C'est en exportant des centrales en Europe que l'on rentabilise la filière nucléaire et assurons un prix de l'électricité raisonnable. C'est à 450 millions de citoyens que l'on peut s'affirmer face à X (ex-Twitter), TikTok ou Méta (Facebook) pour garder la maîtrise de notre espace numérique commun. C'est avec une politique sociale européenne que l'on prévient le dumping aux frontières. C'est avec une politique européenne d'asile et migration que l'on sécurise les frontières de l'Europe en gardant nos valeurs de solidarité. C'est en travaillant à l'élargissement de l'Union, en accélérant le développement économique et social de nos voisins qu'on les arrime du côté des démocraties pour mieux garantir la paix sur le continent.

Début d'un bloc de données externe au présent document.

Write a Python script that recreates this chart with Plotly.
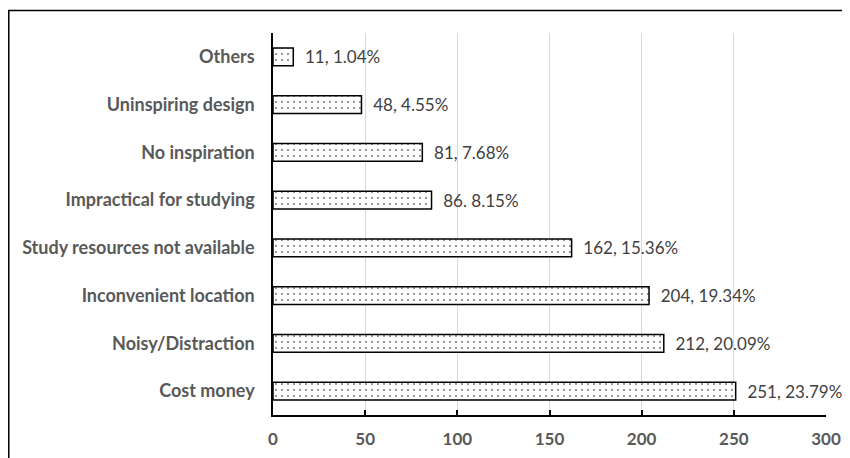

Et c'est avec la puissance d'un bloc européen que nous autres, Français, pourrons préserver notre modèle social et nos valeurs.

Aujourd'hui et alors que débute cette nouvelle année, une année qui sera assurément décisive, nous voulons dire à nos compatriotes que nous pouvons être fiers du chemin accompli par l'Europe, mais qu'il nous faut rester vigilants et volontaristes.

Ce combat est un engagement de chaque jour, car ni l'Europe ni la paix - nous le voyons bien hélas en portant notre regard sur l'Ukraine - ne doivent jamais être considérées comme définitivement acquises. Face au piège tendu par les eurosceptiques de tous bords, celui de l'effacement de l'Europe, nous affirmons que notre Union constitue notre meilleure garantie de liberté et de sécurité. Le 9 juin prochain, chacun sera appelé à faire un choix. Les seuls qui soutiennent sans relâche et avec constance l'Europe, ses valeurs et son indépendance, sont les membres de la majorité présidentielle. Notre avenir passe par une Europe plus forte.